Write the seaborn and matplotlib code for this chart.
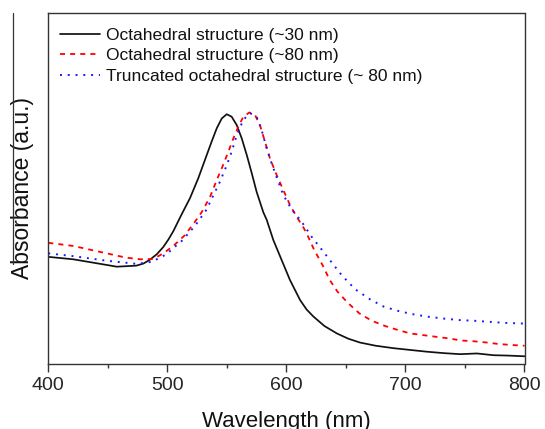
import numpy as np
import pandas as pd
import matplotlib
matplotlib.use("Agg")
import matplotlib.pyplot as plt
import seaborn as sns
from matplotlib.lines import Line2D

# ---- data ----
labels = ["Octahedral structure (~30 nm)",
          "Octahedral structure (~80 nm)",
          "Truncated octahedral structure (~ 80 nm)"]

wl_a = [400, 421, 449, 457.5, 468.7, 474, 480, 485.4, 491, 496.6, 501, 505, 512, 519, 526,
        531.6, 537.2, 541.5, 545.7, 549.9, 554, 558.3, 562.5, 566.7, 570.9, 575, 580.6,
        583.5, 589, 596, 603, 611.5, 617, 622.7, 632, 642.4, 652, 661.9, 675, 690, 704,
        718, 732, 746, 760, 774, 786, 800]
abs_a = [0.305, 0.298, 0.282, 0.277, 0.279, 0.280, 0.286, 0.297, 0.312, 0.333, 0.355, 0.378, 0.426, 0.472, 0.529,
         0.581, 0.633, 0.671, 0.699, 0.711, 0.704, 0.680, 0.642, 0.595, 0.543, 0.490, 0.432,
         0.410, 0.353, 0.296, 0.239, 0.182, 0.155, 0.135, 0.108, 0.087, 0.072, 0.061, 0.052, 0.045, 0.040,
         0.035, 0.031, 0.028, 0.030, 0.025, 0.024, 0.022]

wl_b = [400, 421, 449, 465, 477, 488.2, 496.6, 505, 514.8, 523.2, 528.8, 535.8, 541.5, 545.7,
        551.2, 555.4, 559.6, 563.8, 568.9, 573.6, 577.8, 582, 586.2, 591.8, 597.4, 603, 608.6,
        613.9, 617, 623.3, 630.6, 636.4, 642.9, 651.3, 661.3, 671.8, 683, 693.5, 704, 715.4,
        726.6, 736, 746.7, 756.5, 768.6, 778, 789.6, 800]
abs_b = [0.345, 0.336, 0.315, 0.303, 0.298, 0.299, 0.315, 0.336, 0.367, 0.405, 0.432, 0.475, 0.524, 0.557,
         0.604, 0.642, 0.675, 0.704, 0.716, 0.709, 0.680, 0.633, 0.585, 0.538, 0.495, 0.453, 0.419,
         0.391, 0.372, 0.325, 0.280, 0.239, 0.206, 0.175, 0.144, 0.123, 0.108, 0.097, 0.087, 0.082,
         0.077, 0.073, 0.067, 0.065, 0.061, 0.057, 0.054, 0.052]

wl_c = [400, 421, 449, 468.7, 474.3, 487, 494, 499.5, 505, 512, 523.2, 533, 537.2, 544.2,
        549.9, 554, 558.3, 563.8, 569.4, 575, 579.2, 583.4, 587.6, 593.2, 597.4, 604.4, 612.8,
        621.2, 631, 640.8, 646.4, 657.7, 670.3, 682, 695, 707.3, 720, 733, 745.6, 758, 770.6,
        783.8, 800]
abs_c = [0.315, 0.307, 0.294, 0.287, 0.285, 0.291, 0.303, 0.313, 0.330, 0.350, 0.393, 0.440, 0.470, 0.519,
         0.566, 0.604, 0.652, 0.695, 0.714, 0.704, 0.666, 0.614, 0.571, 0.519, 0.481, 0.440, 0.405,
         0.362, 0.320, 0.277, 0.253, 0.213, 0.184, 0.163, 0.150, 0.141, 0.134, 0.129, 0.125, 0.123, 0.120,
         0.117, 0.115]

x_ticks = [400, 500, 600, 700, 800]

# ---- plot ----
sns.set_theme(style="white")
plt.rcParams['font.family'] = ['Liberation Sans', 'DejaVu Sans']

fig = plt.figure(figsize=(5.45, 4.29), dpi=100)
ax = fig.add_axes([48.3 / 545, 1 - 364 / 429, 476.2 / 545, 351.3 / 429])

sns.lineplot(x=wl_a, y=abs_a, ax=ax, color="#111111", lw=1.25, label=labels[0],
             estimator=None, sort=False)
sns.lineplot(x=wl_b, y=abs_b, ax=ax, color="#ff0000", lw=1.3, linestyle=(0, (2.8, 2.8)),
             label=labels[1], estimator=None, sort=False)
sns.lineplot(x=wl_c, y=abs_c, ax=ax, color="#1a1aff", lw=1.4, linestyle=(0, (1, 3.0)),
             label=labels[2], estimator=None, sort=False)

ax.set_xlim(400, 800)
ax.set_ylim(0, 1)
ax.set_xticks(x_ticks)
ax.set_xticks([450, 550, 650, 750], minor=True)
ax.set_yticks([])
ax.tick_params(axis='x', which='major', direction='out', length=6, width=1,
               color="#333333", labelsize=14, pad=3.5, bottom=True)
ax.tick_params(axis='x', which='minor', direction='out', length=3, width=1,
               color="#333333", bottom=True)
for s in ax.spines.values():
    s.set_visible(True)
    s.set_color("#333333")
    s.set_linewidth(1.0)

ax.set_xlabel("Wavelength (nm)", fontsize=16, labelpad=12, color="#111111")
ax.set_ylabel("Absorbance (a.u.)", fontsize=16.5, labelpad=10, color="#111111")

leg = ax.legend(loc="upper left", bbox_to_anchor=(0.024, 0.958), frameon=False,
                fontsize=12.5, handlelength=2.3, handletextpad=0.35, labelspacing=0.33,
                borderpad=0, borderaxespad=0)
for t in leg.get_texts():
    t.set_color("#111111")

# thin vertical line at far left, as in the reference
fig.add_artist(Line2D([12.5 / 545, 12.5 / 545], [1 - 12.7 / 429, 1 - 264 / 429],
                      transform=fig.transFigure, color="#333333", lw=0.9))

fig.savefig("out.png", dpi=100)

■ ■ ■ ■ ■ ■ ■

EXERCISE DIRECTIONS
Give again, word for word, every line from the top of the data through the line with "0.077, 0.073, 0.067, 0.065, 0.061, 0.057, 0.054, 0.052]", both ends included, and exclude the pictures.

SOLUTION BELOW
Write the seaborn and matplotlib code for this chart.
import numpy as np
import pandas as pd
import matplotlib
matplotlib.use("Agg")
import matplotlib.pyplot as plt
import seaborn as sns
from matplotlib.lines import Line2D

# ---- data ----
labels = ["Octahedral structure (~30 nm)",
          "Octahedral structure (~80 nm)",
          "Truncated octahedral structure (~ 80 nm)"]

wl_a = [400, 421, 449, 457.5, 468.7, 474, 480, 485.4, 491, 496.6, 501, 505, 512, 519, 526,
        531.6, 537.2, 541.5, 545.7, 549.9, 554, 558.3, 562.5, 566.7, 570.9, 575, 580.6,
        583.5, 589, 596, 603, 611.5, 617, 622.7, 632, 642.4, 652, 661.9, 675, 690, 704,
        718, 732, 746, 760, 774, 786, 800]
abs_a = [0.305, 0.298, 0.282, 0.277, 0.279, 0.280, 0.286, 0.297, 0.312, 0.333, 0.355, 0.378, 0.426, 0.472, 0.529,
         0.581, 0.633, 0.671, 0.699, 0.711, 0.704, 0.680, 0.642, 0.595, 0.543, 0.490, 0.432,
         0.410, 0.353, 0.296, 0.239, 0.182, 0.155, 0.135, 0.108, 0.087, 0.072, 0.061, 0.052, 0.045, 0.040,
         0.035, 0.031, 0.028, 0.030, 0.025, 0.024, 0.022]

wl_b = [400, 421, 449, 465, 477, 488.2, 496.6, 505, 514.8, 523.2, 528.8, 535.8, 541.5, 545.7,
        551.2, 555.4, 559.6, 563.8, 568.9, 573.6, 577.8, 582, 586.2, 591.8, 597.4, 603, 608.6,
        613.9, 617, 623.3, 630.6, 636.4, 642.9, 651.3, 661.3, 671.8, 683, 693.5, 704, 715.4,
        726.6, 736, 746.7, 756.5, 768.6, 778, 789.6, 800]
abs_b = [0.345, 0.336, 0.315, 0.303, 0.298, 0.299, 0.315, 0.336, 0.367, 0.405, 0.432, 0.475, 0.524, 0.557,
         0.604, 0.642, 0.675, 0.704, 0.716, 0.709, 0.680, 0.633, 0.585, 0.538, 0.495, 0.453, 0.419,
         0.391, 0.372, 0.325, 0.280, 0.239, 0.206, 0.175, 0.144, 0.123, 0.108, 0.097, 0.087, 0.082,
         0.077, 0.073, 0.067, 0.065, 0.061, 0.057, 0.054, 0.052]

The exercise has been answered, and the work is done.